6 responses so far ↓

  • 1 John Hendel // Oct 22, 2007 at 2:33 pm

    I love the final reference to Mencken, but personally (perhaps because I’m just writing an honors thesis on him at the moment) I’d strongly, strongly advise against burning the Dostoevsky.

  • 2 Tim Hayes // Oct 22, 2007 at 6:21 pm

    “What is, is. The real is the true, and anything that suggests otherwise, no matter how artfully constructed, is a violation of human experience.”

    To this rather tautological argument, I would reply with Borges:

    “We accept the real so readily only because we sense that reality does not exist.”

    For that matter, anything within the realm of human experience (which includes the realm of the imagination) cannot be “a violation of human experience.” What would it mean for an experience to be a violation of experience?

    In general, this argument strikes me as being rather reductionistic in its notion of experience and about seventy years out of date in its appeals to some sort of unitary “reality.”

  • 3 Matt Pearce // Oct 23, 2007 at 2:12 pm

    Tim, to be fair to Bukiet, I think the meat of his argument is not really a question of metaphysics, but morality.

    He takes a cue from Kundera, who defines kitsch as “the absolute denial of shit.” Kundera equated kitsch with the art of totalitarian regimes looking to create complacency in their subjects. You brought up a similar topic in one of your posts (http://www.missourireview.com/tmr-blog/archives/439) about totalitarian regimes wanting to quash expressive poetry because it threatened their moral ideology.

    For Bukiet, the “Brooklyn Books of Wonder” might be like a sort of capitalist kitsch, one that eschews pain and self-confrontation, etc., for some kind of moral status quo.

    I take issue with Bukiet’s essay many, many reasons, but I do understand where he’s coming from.

  • 4 Tim Hayes // Oct 23, 2007 at 8:23 pm

    Fair enough, though I don’t think morality is quite so easily separable from metaphysics. With Nietzsche, I tend to think that “if one would explain how the abstrusest metaphysical claims of a philosopher really came about, it is always well (and wise) to ask first: at what morality does all this (does he) aim?” (BGE) So I would say that a basically metaphysical claim (like “what is, is. The real is the true” for instance) has its moral correlate Bukiet’s ethical critique of “kitsch” (which is, in his view, a violation of the true — a stylish falsehood).
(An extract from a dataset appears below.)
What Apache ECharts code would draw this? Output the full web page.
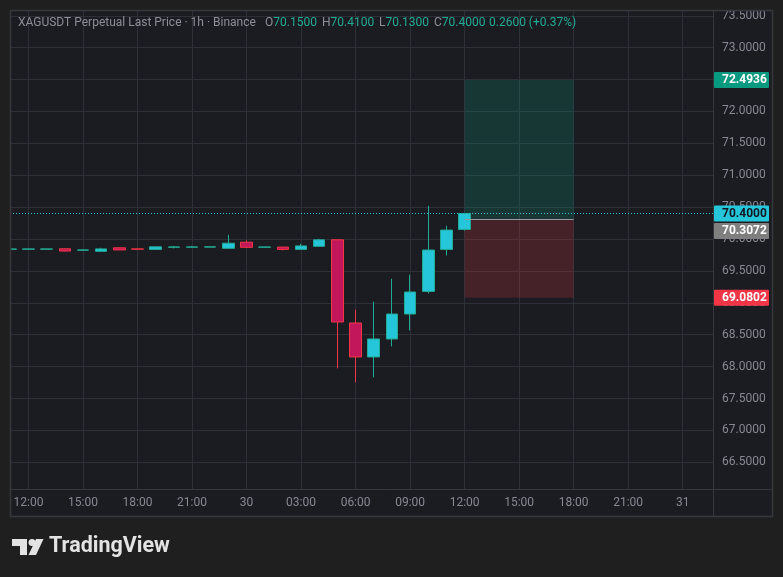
<!DOCTYPE html>
<html><head><meta charset="utf-8">
<script src="https://cdn.jsdelivr.net/npm/echarts@6/dist/echarts.min.js"></script>
<style>html,body{margin:0;padding:0;background:#1f1f1f;}#c{width:783px;height:577px;}</style>
</head><body><div id="c"></div>
<script>
// hours relative to 29th 12:00
const hours  = [-1,0,1,2,3,4,5,6,7,8,9,10,11,12,13,14,15,16,17,18,19,20,21,22,23,24];
const opens  = [69.840,69.841,69.842,69.848,69.826,69.808,69.863,69.846,69.838,69.872,69.873,69.874,69.855,69.951,69.872,69.874,69.838,69.886,69.989,68.684,68.152,68.434,68.825,69.179,69.837,70.150];
const closes = [69.845,69.845,69.845,69.812,69.830,69.846,69.830,69.842,69.878,69.877,69.877,69.878,69.935,69.870,69.876,69.838,69.893,69.988,68.700,68.152,68.434,68.825,69.170,69.828,70.141,70.400];
const lows   = [69.838,69.838,69.840,69.808,69.825,69.806,69.828,69.840,69.837,69.853,69.872,69.872,69.853,69.868,69.870,69.821,69.836,69.884,67.973,67.754,67.832,68.318,68.568,69.148,69.743,70.130];
const highs  = [69.848,69.848,69.847,69.850,69.843,69.864,69.866,69.848,69.880,69.893,69.893,69.880,70.068,69.980,69.878,69.876,69.926,70.005,69.992,68.893,69.018,69.378,69.441,70.522,70.208,70.410];

const xTickHours  = [0,3,6,9,12,15,18,21,24,27,30,33,36];
const xTickLabels = ['12:00','15:00','18:00','21:00','30','03:00','06:00','09:00','12:00','15:00','18:00','21:00','31'];
const yTicks = [66.5,67.0,67.5,68.0,68.5,69.0,69.5,70.0,70.5,71.0,71.5,72.0,72.5,73.0,73.5];

const lastPrice = 70.40;
const targetPrice = 72.4936;
const entryPrice = 70.3072;
const stopPrice = 69.0802;
const positionHours = [24, 30];

const headerTitle = 'XAGUSDT Perpetual Last Price · 1h · Binance';
const headerO = '70.1500', headerH = '70.4100', headerL = '70.1300', headerC = '70.4000';
const headerChange = '0.2600 (+0.37%)';

const FONT = 'Roboto, sans-serif';
const GRID = '#2e3039';
const FRAME = '#36383e';
const AXTXT = '#868993';
const UP = '#22ab94', DOWN = '#f23645';

const candleData = hours.map((h,i)=>[h, opens[i], closes[i], lows[i], highs[i]]);

const chart = echarts.init(document.getElementById('c'), null, {renderer:'canvas'});
const hdr = (x, k, v) => ({type:'text', z:60, x:x, y:23, style:{rich:{a:{fill:'#8c8f98', font:'12px '+FONT}, b:{fill:UP, font:'12px '+FONT}}, text:'{a|'+k+'}{b|'+v+'}', verticalAlign:'middle'}});
const opt = {
  backgroundColor: '#1b1c21',
  animation: false,
  grid: {left:10, top:10, right:70, bottom:87.5, containLabel:false},
  xAxis: {
    type:'value', min:-1.018, max:37.67,
    axisLine:{show:false}, axisTick:{show:false, customValues:xTickHours},
    axisLabel:{customValues:xTickHours, color:AXTXT, fontFamily:FONT, fontSize:12, margin:7,
      formatter:(v)=>{const k=xTickHours.indexOf(Math.round(v)); return k>=0?xTickLabels[k]:'';}},
    splitLine:{show:true, lineStyle:{color:GRID, width:1}}
  },
  yAxis: {
    type:'value', position:'right', min:66.074, max:73.591, scale:true,
    axisLine:{show:false}, axisTick:{show:false, customValues:yTicks},
    axisLabel:{customValues:yTicks, color:AXTXT, fontFamily:FONT, fontSize:12, margin:9,
      formatter:(v)=>v.toFixed(4)},
    splitLine:{show:true, lineStyle:{color:GRID, width:1}}
  },
  series: [
    {
      type:'line', data:[], silent:true,
      markArea:{silent:true, itemStyle:{color:'rgba(8,153,129,0.22)'}, data:[
        [{coord:[positionHours[0], entryPrice], itemStyle:{color:'rgba(8,153,129,0.22)'}},{coord:[positionHours[1], targetPrice]}],
        [{coord:[positionHours[0], stopPrice], itemStyle:{color:'rgba(242,54,69,0.2)'}},{coord:[positionHours[1], entryPrice]}]
      ]},
      markLine:{silent:true, symbol:'none', label:{show:false}, data:[
        [{coord:[positionHours[0], entryPrice], lineStyle:{color:'#9598a1', width:1, type:'solid'}},{coord:[positionHours[1], entryPrice]}]
      ]}
    },
    {
      type:'candlestick', data:candleData, encode:{x:0, y:[1,2,3,4]},
      barWidth:12, clip:true,
      itemStyle:{color:'#26c6da', color0:'#c2185b', borderColor:UP, borderColor0:DOWN, borderWidth:1},
      markLine:{silent:true, symbol:'none', label:{show:false},
        lineStyle:{color:'#26c6da', width:1, type:[1,2]},
        data:[{yAxis:lastPrice}]}
    }
  ],
  graphic: [
    // outer margins
    {type:'rect', zlevel:1, shape:{x:0,y:0,width:783,height:10}, style:{fill:'#1f1f1f'}, silent:true},
    {type:'rect', zlevel:1, shape:{x:0,y:0,width:10,height:577}, style:{fill:'#1f1f1f'}, silent:true},
    {type:'rect', zlevel:1, shape:{x:773,y:0,width:10,height:577}, style:{fill:'#1f1f1f'}, silent:true},
    {type:'rect', zlevel:1, shape:{x:0,y:517,width:783,height:60}, style:{fill:'#1f1f1f'}, silent:true},
    // frame
    {type:'rect', zlevel:1, z:50, shape:{x:10.5,y:10.5,width:762,height:506}, style:{fill:null, stroke:FRAME, lineWidth:1.5}, silent:true},
    {type:'line', zlevel:1, z:50, shape:{x1:10,y1:489.5,x2:773,y2:489.5}, style:{stroke:FRAME, lineWidth:1}, silent:true},
    {type:'line', zlevel:1, z:50, shape:{x1:713.5,y1:10,x2:713.5,y2:517}, style:{stroke:FRAME, lineWidth:1}, silent:true},
    // header
    {type:'text', z:60, x:18, y:23, style:{text:headerTitle, fill:'#8c8f98', font:'12px '+FONT, verticalAlign:'middle'}},
    hdr(265,'O',headerO), hdr(322,'H',headerH), hdr(379,'L',headerL), hdr(434,'C',headerC),
    {type:'text', z:60, x:489, y:23, style:{text:headerChange, fill:UP, font:'12px '+FONT, verticalAlign:'middle'}},
    // logo
    {type:'rect', zlevel:1, shape:{x:12,y:539,width:15,height:7}, style:{fill:'#e3e3e3'}},
    {type:'rect', zlevel:1, shape:{x:20,y:539,width:7,height:16}, style:{fill:'#e3e3e3'}},
    {type:'circle', zlevel:1, shape:{cx:32,cy:542.5,r:3.5}, style:{fill:'#e3e3e3'}},
    {type:'polygon', zlevel:1, shape:{points:[[36,539],[43.5,539],[36,555],[28.5,555]]}, style:{fill:'#e3e3e3'}},
    {type:'text', zlevel:1, x:49, y:547, style:{text:'TradingView', fill:'#e3e3e3', font:'bold 21.5px '+FONT, verticalAlign:'middle'}}
  ]
};
chart.setOption(opt);

function badge(id, value, yPix, bg, fg){
  return {type:'group', id:id, zlevel:1, z:70, children:[
    {type:'rect', zlevel:1, shape:{x:714, y:yPix-8, width:55, height:16, r:1}, style:{fill:bg}},
    {type:'text', zlevel:1, x:722, y:yPix, style:{text:value.toFixed(4), fill:fg, font:'bold 12px '+FONT, verticalAlign:'middle'}}
  ]};
}
const py = v => chart.convertToPixel({yAxisIndex:0}, v);
const yLast = py(lastPrice);
const yEntry = Math.max(py(entryPrice), yLast + 17.5);
chart.setOption({graphic: opt.graphic.concat([
  badge('bT', targetPrice, py(targetPrice), '#089981', '#ffffff'),
  badge('bL', lastPrice, yLast, '#26c6da', '#131722'),
  badge('bE', entryPrice, yEntry, '#7f7f7f', '#ffffff'),
  badge('bS', stopPrice, py(stopPrice), '#f23645', '#ffffff')
])});
</script></body></html>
To deviate from “the real” (which is the true) is cast as being ethically reprehensible, so ethics and metaphysics are closely intertwined.

    But this term “reality” is slippery in the article.
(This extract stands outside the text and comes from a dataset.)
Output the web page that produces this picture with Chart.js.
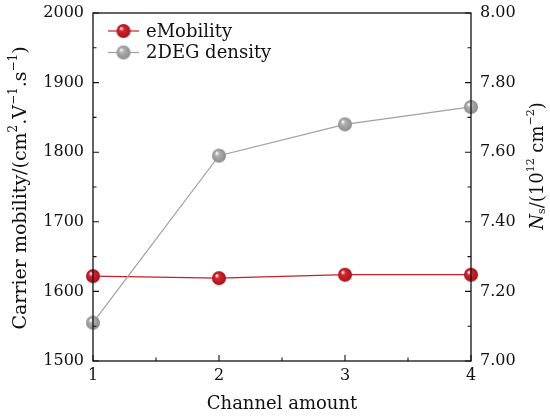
<!DOCTYPE html>
<html>
<head>
<meta charset="utf-8">
<script src="https://cdn.jsdelivr.net/npm/chart.js@4.4.0/dist/chart.umd.min.js"></script>
<style>
  html, body { margin: 0; padding: 0; background: #fff; }
  #wrap { width: 550px; height: 419px; }
</style>
</head>
<body>
<div id="wrap"><canvas id="myChart" width="550" height="419"></canvas></div>
<script>
// values
const channels = [1, 2, 3, 4];
const mobility = [1622, 1619, 1624, 1624];     // cm2/(V.s), left axis
const density = [7.11, 7.59, 7.68, 7.73];      // 10^12 cm^-2, right axis
const seriesNames = ['eMobility', '2DEG density'];

const serif = '"DejaVu Serif", "Liberation Serif", serif';
const RED = '#c8202b';
const GREY = '#a0a0a0';

function makeBall(r, base, dark) {
    const c = document.createElement('canvas');
    c.width = c.height = r * 2 + 2;
    const g = c.getContext('2d');
    const cx = r + 1, cy = r + 1;
    const grad = g.createRadialGradient(cx - r * 0.35, cy - r * 0.4, r * 0.05, cx, cy, r);
    grad.addColorStop(0, '#ffffff');
    grad.addColorStop(0.3, base);
    grad.addColorStop(1, dark);
    g.fillStyle = grad;
    g.beginPath();
    g.arc(cx, cy, r, 0, Math.PI * 2);
    g.fill();
    return c;
}

const redBall = makeBall(7, '#d8252f', '#a8121b');
const greyBall = makeBall(7, '#b0b0b0', '#8c8c8c');

function drawRich(ctx, segs, cx, cy, angle) {
    ctx.save();
    ctx.translate(cx, cy);
    ctx.rotate(angle);
    let total = 0;
    segs.forEach(s => { ctx.font = s.font; total += ctx.measureText(s.t).width; });
    let x = -total / 2;
    ctx.fillStyle = '#111';
    ctx.textBaseline = 'middle';
    ctx.textAlign = 'left';
    segs.forEach(s => {
        ctx.font = s.font;
        ctx.fillText(s.t, x, s.dy || 0);
        x += ctx.measureText(s.t).width;
    });
    ctx.restore();
}

const framePlugin = {
    id: 'frame',
    afterDraw(chart) {
        const ctx = chart.ctx;
        const a = chart.chartArea;
        const xs = chart.scales.x, yl = chart.scales.y, yr = chart.scales.y1;
        ctx.save();
        ctx.strokeStyle = '#111';
        ctx.lineWidth = 1.3;
        ctx.strokeRect(a.left, a.top, a.right - a.left, a.bottom - a.top);

        ctx.lineWidth = 1.1;
        ctx.beginPath();
        // x ticks, inward
        for (let v = 1; v <= 4.001; v += 0.5) {
            const px = xs.getPixelForValue(v);
            const len = Number.isInteger(v) ? 6 : 3.5;
            ctx.moveTo(px, a.bottom); ctx.lineTo(px, a.bottom - len);
        }
        // left ticks
        for (let v = 1500; v <= 2000; v += 50) {
            const py = yl.getPixelForValue(v);
            const len = v % 100 === 0 ? 6 : 3.5;
            ctx.moveTo(a.left, py); ctx.lineTo(a.left + len, py);
        }
        // right ticks
        for (let i = 0; i <= 10; i++) {
            const py = yr.getPixelForValue(7 + i * 0.1);
            const len = i % 2 === 0 ? 6 : 3.5;
            ctx.moveTo(a.right, py); ctx.lineTo(a.right - len, py);
        }
        ctx.stroke();

        // legend
        const rows = [[seriesNames[0], RED, redBall], [seriesNames[1], GREY, greyBall]];
        rows.forEach((row, i) => {
            const y = 31 + i * 21.5;
            ctx.strokeStyle = row[1];
            ctx.lineWidth = 1.2;
            ctx.beginPath();
            ctx.moveTo(108, y); ctx.lineTo(139, y);
            ctx.stroke();
            ctx.drawImage(row[2], 123.5 - row[2].width / 2, y - row[2].height / 2);
            ctx.fillStyle = '#111';
            ctx.font = '18px ' + serif;
            ctx.textBaseline = 'middle';
            ctx.fillText(row[0], 146, y + 1);
        });

        // axis titles
        const f = '18px ' + serif, fs = '11px ' + serif;
        const fl = '19px ' + serif, fls = '12px ' + serif;
        drawRich(ctx, [
            { t: 'Carrier mobility/(cm', font: fl },
            { t: '2', font: fls, dy: -7 },
            { t: '.V', font: fl },
            { t: '\u22121', font: fls, dy: -7 },
            { t: '.s', font: fl },
            { t: '\u22121', font: fls, dy: -7 },
            { t: ')', font: fl }
        ], 21, 188, -Math.PI / 2);
        drawRich(ctx, [
            { t: 'N', font: 'italic ' + f },
            { t: 's', font: fs, dy: 4 },
            { t: '/(10', font: f },
            { t: '12', font: fs, dy: -7 },
            { t: ' cm', font: f },
            { t: '\u22122', font: fs, dy: -7 },
            { t: ')', font: f }
        ], 538, 166, -Math.PI / 2);
        drawRich(ctx, [{ t: 'Channel amount', font: f }], 282, 404, 0);
        ctx.restore();
    }
};

function noPad(s) {
    s.paddingTop = 0; s.paddingBottom = 0;
    s.paddingLeft = 0; s.paddingRight = 0;
}

const ctx = document.getElementById('myChart');

new Chart(ctx, {
    type: 'line',
    data: {
        datasets: [{
            label: seriesNames[1],
            data: channels.map((c, i) => ({ x: c, y: density[i] })),
            yAxisID: 'y1',
            borderColor: GREY,
            borderWidth: 1.2,
            pointStyle: greyBall,
            clip: false,
            tension: 0
        }, {
            label: seriesNames[0],
            data: channels.map((c, i) => ({ x: c, y: mobility[i] })),
            yAxisID: 'y',
            borderColor: RED,
            borderWidth: 1.3,
            pointStyle: redBall,
            clip: false,
            tension: 0
        }]
    },
    options: {
        responsive: false,
        animation: false,
        layout: { padding: { top: 13, left: 0, right: 0, bottom: 0 } },
        plugins: { legend: { display: false }, tooltip: { enabled: false } },
        scales: {
            x: {
                type: 'linear', min: 1, max: 4,
                grid: { display: false, drawTicks: false },
                border: { display: false },
                ticks: { stepSize: 1, padding: 5, color: '#111', font: { family: serif, size: 16 } },
                afterFit(s) { s.height = 58; noPad(s); }
            },
            y: {
                position: 'left', min: 1500, max: 2000,
                grid: { display: false, drawTicks: false },
                border: { display: false },
                ticks: { stepSize: 100, padding: 9, color: '#111', font: { family: serif, size: 16 },
                    callback: v => String(v) },
                afterFit(s) { s.width = 93; noPad(s); }
            },
            y1: {
                position: 'right', min: 7, max: 8,
                grid: { display: false, drawTicks: false },
                border: { display: false },
                ticks: { stepSize: 0.2, padding: 9, color: '#111', font: { family: serif, size: 16 },
                    callback: v => v.toFixed(2) },
                afterFit(s) { s.width = 79; noPad(s); }
            }
        }
    },
    plugins: [framePlugin]
});
</script>
</body>
</html>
    Elsewhere he says ” Serious fiction, literature, even if it’s fabulist, sharpens reality.” This seems like a possible response to my contention above: not all imaginative literature is kitsch (some of it is “serious”). But I’m not clear on how a realist metaphysical framework (”what is, is”) can make room for serious “imaginative” or “fabulist” literature of any kind. The imagination deals primarily in “what is not.” But part of Bukiet’s critique of “kitsch” is that it avoids “what is” in favor of “what is not” (thus violating “human experience” through escapism, etc.) This seems like it’s equally true of fabulist and imaginative literature in general, but elsewhere he mentions the likes of Borges and Calvino as “important antecedents”.

    So what separates the imaginative or the fabulist from the kitsch? Is it simply “self-indulgence” that separates the two? And in that case what does it mean to “indulge” as an author and why is that reprehensible? Is this a kind of closet asceticism? Must the true, serious author know how to suffer? But Bukiet elsewhere asserts that
    “pain is tautological. The only thing suffering teaches us is that we are capable of suffering.”
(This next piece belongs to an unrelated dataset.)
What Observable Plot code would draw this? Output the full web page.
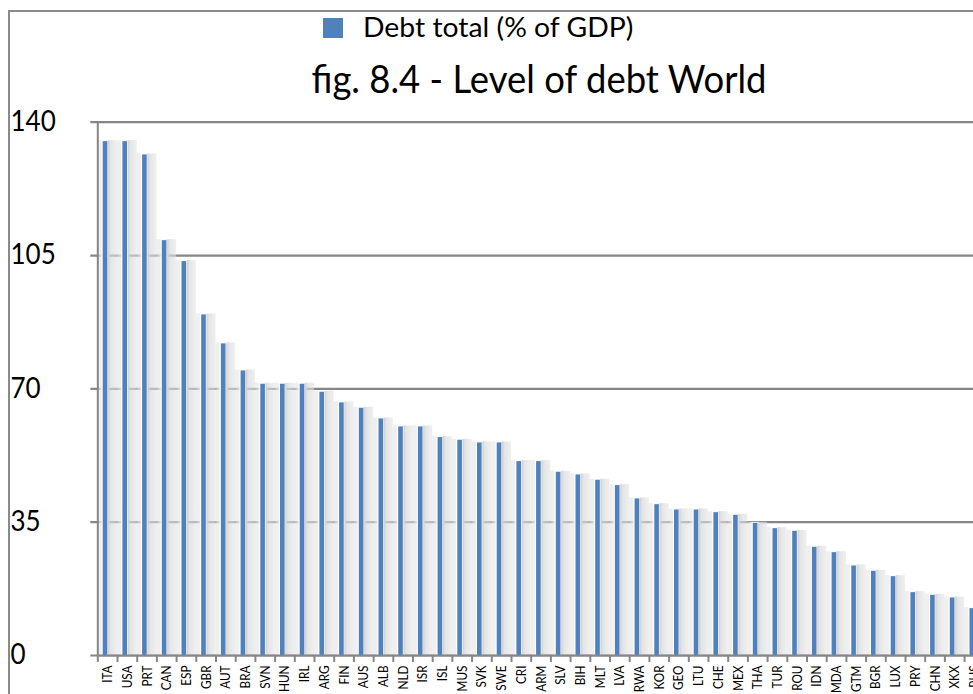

    I wonder about all of this. As you suggest, “it’s going to be hard to tell if all the opprobrium is legit lit criticism or just thinly veiled ageism.” From what I’ve seen so far, it seems more like the latter than the former (though he does manage to level some valid criticism against Eggers and company). It doesn’t seem like the conceptual underpinnings of the article actually hold up to scrutiny, so I’m inclined to think that the philosophical framework is a kind of mise en scene intended to reinforce the authority of the piece (rather than a serious critical tool).

    But I’m open to being wrong. Tell me what you think.

  • 5 Matt Pearce // Oct 24, 2007 at 12:41 am

    No, I definitely agree with your assessment, and had many of the same thoughts. My point was that the new stuff potentially invites criticism in this spirit; I was just expecting it to be a bit more organized.

  • 6 AlexStreiff // Oct 24, 2007 at 7:15 am

    I have to say that I kind of have a strong resentment for new writers along the lines of Foer–I can’t hide that. In recent literature there seems to be this push towards fabulism that is pushed over the edge of the line between fabulism and simplistic catologues of post-modern techniques. And I am saying this as an avid reader of fabulist literature. The likes of Coover and Calvino and Vittorini and Pynchon perfected fabulism–and it grew, but today it seems consumed by gluttony of and the strange, and the need to be the most fabulous, the most non-sensical, and the most simply ridiculous. The likes of Foer and his followers and the young hip-scene-writers of today, I feel, are suffering from being overhyped and overanalyzed–because really, does “Everything Is Illuminated” need to be critiqued as more than pop-lit?

    Really, Foer and Eggers and Chabon seem to me to be pseudo-intellectuals playing to the hipster crowd.

    Sorry for the rant, and ciao to everyone at the Review from Italy.